Morphology builds naturally on phonics. While phonics focuses on sounds, morphology extends learning by helping students see meaning inside words.
What a Morphological Approach Looks Like in the Classroom
A strong morphological classroom is active, exploratory, and meaning-focused. Students investigate how words work.
Key features include
- studying high-utility roots (bio-, port, struct, tele-)
- collecting and analyzing words from reading
- discussing how word parts shape meaning
- applying learning across subjects.
This approach emphasizes active meaning-making, where students analyze, test, and apply word knowledge across contexts. It is even more powerful when scaled up from classroom to school and district.
Research-Based Guidelines for Planning Morphology Instruction
Teach Roots Intentionally (But Selectively)
Focus on one to two high-utility roots per week with presentation of a collection of words that belong to that word root family.

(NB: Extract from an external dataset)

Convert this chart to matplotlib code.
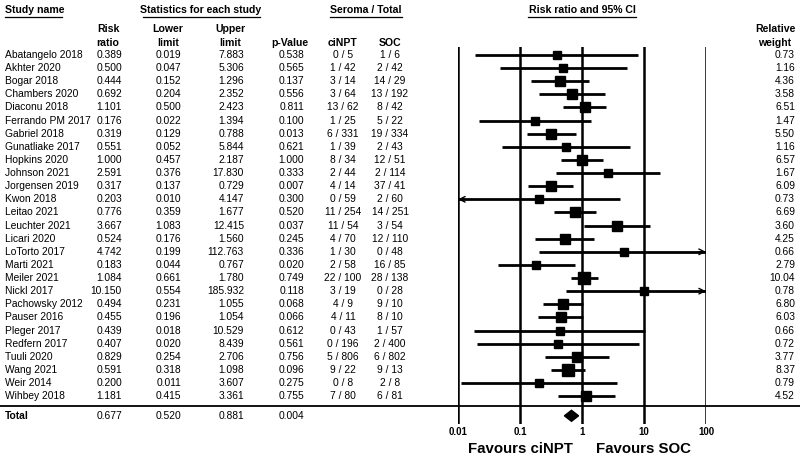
import numpy as np
import matplotlib
matplotlib.use("Agg")
import matplotlib.pyplot as plt
from matplotlib import transforms
from matplotlib.lines import Line2D

plt.rcParams['font.family'] = ['Liberation Sans', 'DejaVu Sans']

studies = ["Abatangelo 2018", "Akhter 2020", "Bogar 2018", "Chambers 2020", "Diaconu 2018",
           "Ferrando PM 2017", "Gabriel 2018", "Gunatliake 2017", "Hopkins 2020", "Johnson 2021",
           "Jorgensen 2019", "Kwon 2018", "Leitao 2021", "Leuchter 2021", "Licari 2020",
           "LoTorto 2017", "Marti 2021", "Meiler 2021", "Nickl 2017", "Pachowsky 2012",
           "Pauser 2016", "Pleger 2017", "Redfern 2017", "Tuuli 2020", "Wang 2021",
           "Weir 2014", "Wihbey 2018"]
risk_ratio = [0.389, 0.500, 0.444, 0.692, 1.101, 0.176, 0.319, 0.551, 1.000, 2.591,
              0.317, 0.203, 0.776, 3.667, 0.524, 4.742, 0.183, 1.084, 10.150, 0.494,
              0.455, 0.439, 0.407, 0.829, 0.591, 0.200, 1.181]
lower = [0.019, 0.047, 0.152, 0.204, 0.500, 0.022, 0.129, 0.052, 0.457, 0.376,
         0.137, 0.00995, 0.359, 1.083, 0.176, 0.199, 0.044, 0.661, 0.554, 0.231,
         0.196, 0.018, 0.020, 0.254, 0.318, 0.011, 0.415]
upper = [7.883, 5.306, 1.296, 2.352, 2.423, 1.394, 0.788, 5.844, 2.187, 17.830,
         0.729, 4.147, 1.677, 12.415, 1.560, 112.763, 0.767, 1.780, 185.932, 1.055,
         1.054, 10.529, 8.439, 2.706, 1.098, 3.607, 3.361]
p_value = [0.538, 0.565, 0.137, 0.556, 0.811, 0.100, 0.013, 0.621, 1.000, 0.333,
           0.007, 0.300, 0.520, 0.037, 0.245, 0.336, 0.020, 0.749, 0.118, 0.068,
           0.066, 0.612, 0.561, 0.756, 0.096, 0.275, 0.755]
cinpt = ["0 / 5", "1 / 42", "3 / 14", "3 / 64", "13 / 62", "1 / 25", "6 / 331", "1 / 39",
         "8 / 34", "2 / 44", "4 / 14", "0 / 59", "11 / 254", "11 / 54", "4 / 70", "1 / 30",
         "2 / 58", "22 / 100", "3 / 19", "4 / 9", "4 / 11", "0 / 43", "0 / 196", "5 / 806",
         "9 / 22", "0 / 8", "7 / 80"]
soc = ["1 / 6", "2 / 42", "14 / 29", "13 / 192", "8 / 42", "5 / 22", "19 / 334", "2 / 43",
       "12 / 51", "2 / 114", "37 / 41", "2 / 60", "14 / 251", "3 / 54", "12 / 110", "0 / 48",
       "16 / 85", "28 / 138", "0 / 28", "9 / 10", "8 / 10", "1 / 57", "2 / 400", "6 / 802",
       "9 / 13", "2 / 8", "6 / 81"]
weight = [0.73, 1.16, 4.36, 3.58, 6.51, 1.47, 5.50, 1.16, 6.57, 1.67, 6.09, 0.73, 6.69,
          3.60, 4.25, 0.66, 2.79, 10.04, 0.78, 6.80, 6.03, 0.66, 0.72, 3.77, 8.37, 0.79, 4.52]
total = {"rr": 0.677, "lo": 0.520, "hi": 0.881, "p": 0.004}
x_ticks = [0.01, 0.1, 1, 10, 100]
x_tick_labels = ["0.01", "0.1", "1", "10", "100"]

W, H = 800, 465
fig = plt.figure(figsize=(8, 4.65), dpi=100)

# forest plot axes, pixel layout
px_left, px_right, px_top, px_bot = 458, 706, 47, 424
ax = fig.add_axes([px_left / W, 1 - px_bot / H, (px_right - px_left) / W, (px_bot - px_top) / H])
ax.set_xscale('log')
ax.set_xlim(0.01, 100)
row0, step = 55, 13.12
ax.set_ylim((px_bot - row0) / step, (px_top - row0) / step)
ax.axis('off')

for t in x_ticks:
    ax.axvline(t, color='black', lw=1.8)

n = len(studies)
total_y = n + 0.5
for i in range(n):
    lo = max(lower[i], 0.01)
    hi = min(upper[i], 100)
    ax.plot([lo, hi], [i, i], color='black', lw=2.0, solid_capstyle='butt')
    if lower[i] < 0.01:
        ax.annotate("", xy=(0.01, i), xytext=(0.013, i),
                    arrowprops=dict(arrowstyle='->', color='black', lw=1.0, shrinkA=0, shrinkB=0))
    if upper[i] > 100:
        ax.annotate("", xy=(100, i), xytext=(75, i),
                    arrowprops=dict(arrowstyle='->', color='black', lw=1.0, shrinkA=0, shrinkB=0))
    ms = 5.4 + 0.36 * weight[i]
    ax.plot(risk_ratio[i], i, marker='s', color='black', ms=ms, mec='black')

# summary diamond
ax.fill([total["lo"], total["rr"], total["hi"], total["rr"]],
        [total_y, total_y - 0.42, total_y, total_y + 0.42], color='black', clip_on=False)

for t, lab in zip(x_ticks, x_tick_labels):
    ax.text(t, n + 1.75, lab, ha='center', va='center', fontsize=7, fontweight='bold', clip_on=False)
ax.text(0.1, n + 3.0, "Favours ciNPT", ha='center', va='center', fontsize=10.8, fontweight='bold', clip_on=False)
ax.text(10, n + 3.0, "Favours SOC", ha='center', va='center', fontsize=10.8, fontweight='bold', clip_on=False)

# table columns
tr = transforms.blended_transform_factory(fig.transFigure, ax.transData)
fs = 7.4
cols_right = {"rr": 122, "lo": 181, "hi": 244, "p": 304}
for i in range(n):
    ax.text(5 / W, i, studies[i], transform=tr, ha='left', va='center', fontsize=fs)
    ax.text(cols_right["rr"] / W, i, f"{risk_ratio[i]:.3f}", transform=tr, ha='right', va='center', fontsize=fs)
    ax.text(cols_right["lo"] / W, i, f"{lower[i]:.3f}", transform=tr, ha='right', va='center', fontsize=fs)
    ax.text(cols_right["hi"] / W, i, f"{upper[i]:.3f}", transform=tr, ha='right', va='center', fontsize=fs)
    ax.text(cols_right["p"] / W, i, f"{p_value[i]:.3f}", transform=tr, ha='right', va='center', fontsize=fs)
    ax.text(343 / W, i, cinpt[i], transform=tr, ha='center', va='center', fontsize=fs)
    ax.text(390 / W, i, soc[i], transform=tr, ha='center', va='center', fontsize=fs)
    ax.text(795 / W, i, f"{weight[i]:.2f}", transform=tr, ha='right', va='center', fontsize=fs)

ax.text(5 / W, total_y, "Total", transform=tr, ha='left', va='center', fontsize=fs, fontweight='bold')
ax.text(cols_right["rr"] / W, total_y, f"{total['rr']:.3f}", transform=tr, ha='right', va='center', fontsize=fs)
ax.text(cols_right["lo"] / W, total_y, f"{total['lo']:.3f}", transform=tr, ha='right', va='center', fontsize=fs)
ax.text(cols_right["hi"] / W, total_y, f"{total['hi']:.3f}", transform=tr, ha='right', va='center', fontsize=fs)
ax.text(cols_right["p"] / W, total_y, f"{total['p']:.3f}", transform=tr, ha='right', va='center', fontsize=fs)

# separator above total
fig.add_artist(Line2D([0, 1], [n - 0.25, n - 0.25], transform=tr, color='black', lw=1.3))

# headers
def fy(py):
    return 1 - py / H

hfs = 7.6
top_heads = [("Study name", 5, 'left', 5, 62), ("Statistics for each study", 201, 'center', 143, 260),
             ("Seroma / Total", 366, 'center', 330, 402), ("Risk ratio and 95% CI", 582, 'center', 528, 636)]
for txt, x, ha, u0, u1 in top_heads:
    fig.text(x / W, fy(10), txt, ha=ha, va='center', fontsize=hfs, fontweight='bold')
    fig.add_artist(Line2D([u0 / W, u1 / W], [fy(17), fy(17)], color='black', lw=0.9))

sub_heads = [("Risk", "ratio", 108), ("Lower", "limit", 168), ("Upper", "limit", 230),
             ("", "p-Value", 290), ("", "ciNPT", 343), ("", "SOC", 390), ("Relative", "weight", 775)]
for line1, line2, x in sub_heads:
    if line1:
        fig.text(x / W, fy(29), line1, ha='center', va='center', fontsize=hfs, fontweight='bold')
    fig.text(x / W, fy(43), line2, ha='center', va='center', fontsize=hfs, fontweight='bold')

fig.savefig("out.png", dpi=100)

This ensures depth over breadth and prevents overload.
Move from Knowing Words to Knowing How Words Work
Students should learn strategies, not just definitions: analyze, combine, and apply word parts.
Pair Morphology with Context Clues
Students should always check word-part meaning against sentence meaning to refine understanding.
Provide Repeated, Varied Exposure
Students need multiple encounters through reading, writing, speaking, and listening.
Foster Word Consciousness
Encourage curiosity through etymology, discussion, and word play.
How Much Time Is Needed to Implement?
Even 10–15 minutes, three to five times per week, is enough to build a meaningful understanding of roots. Consistent exposure to a small number of roots yields stronger results than occasional, large-scale vocabulary instruction.
Deepening this work is the Building Vocabulary with Greek and Latin Roots: A Professional Guide to Word Knowledge and Vocabulary Development. This guide synthesizes current research with practical classroom strategies, helping educators plan effective routines, strengthen comprehension, and create word-rich learning environments across grades K–12. It’s an excellent companion for any teacher looking to implement a consistent, research-based approach to morphology instruction.
Building Independent Word Learners
Morphological analysis offers an efficient, research-supported (Science of Reading) way to build vocabulary at scale. By teaching students to recognize meaningful word parts, we give them access to thousands of words they have never been explicitly taught. We help them become independent, strategic readers. These learners can break apart complex words, use context to refine meaning, and make connections across texts and disciplines.
Words are structured, meaningful, and deeply interconnected. Morphological analysis gives students access to that structure. When students understand how prefixes, roots, and suffixes work together, they gain more than vocabulary knowledge. They gain a tool for lifelong learning that helps them decode complex texts, grasp new concepts, and approach unfamiliar words with confidence.